Hey, have I done these correctly? I'm not confidant of the rules at all, especially with b:

a) $y=3sin^2(x)+sec(2x)$
$\frac{dy}{dx}=6cos^2(x)+2sec(2x)tan(2x)$

b) $y=[x+ln(2x)]^3$

With this example, I could solve it easily if not for the $]^3$ at the end. How would this affect my answer?

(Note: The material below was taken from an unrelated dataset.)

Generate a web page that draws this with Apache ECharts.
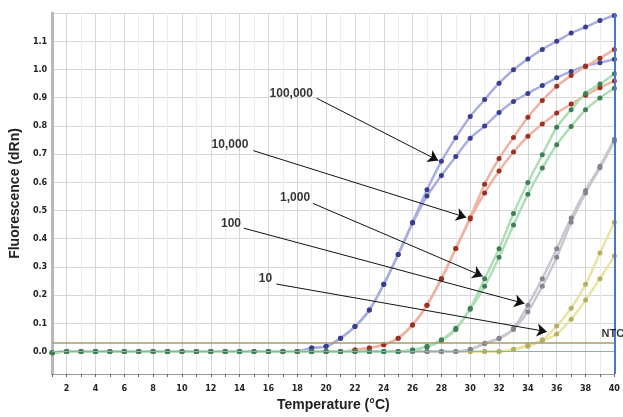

2. Originally Posted by Quacky
Hey, have I done these correctly? I'm not confidant of the rules at all, especially with b:

a) $y=3sin^2(x)+sec(2x)$
$\frac{dy}{dx}=6cos^2(x)+2sec(2x)tan(2x)$

you're forgetting to use the chain rule for the first term

b) $y=[x+ln(2x)]^3$

use the chain rule here, also.
...

3. Originally Posted by Quacky
Hey, have I done these correctly? I'm not confidant of the rules at all, especially with b:

a) $y=3sin^2(x)+sec(2x)$
$\frac{dy}{dx}=6cos^2(x)+2sec(2x)tan(2x)$

b) $y=[x+ln(2x)]^3$

With this example, I could solve it easily if not for the $]^3$ at the end. How would this affect my answer?
$y=3sin^2(x)$
let $u= sin x$
so

$
y=3u^2
$

then $\frac {dy}{du}=6u
\frac {du}{dx}=cosx$

$
\frac{dy}{dx}=\frac{dy}{du} \frac {du}{dx}=6ucosx=6sinxcosx
$

4. Thanks for the answers, I'll try the second question now.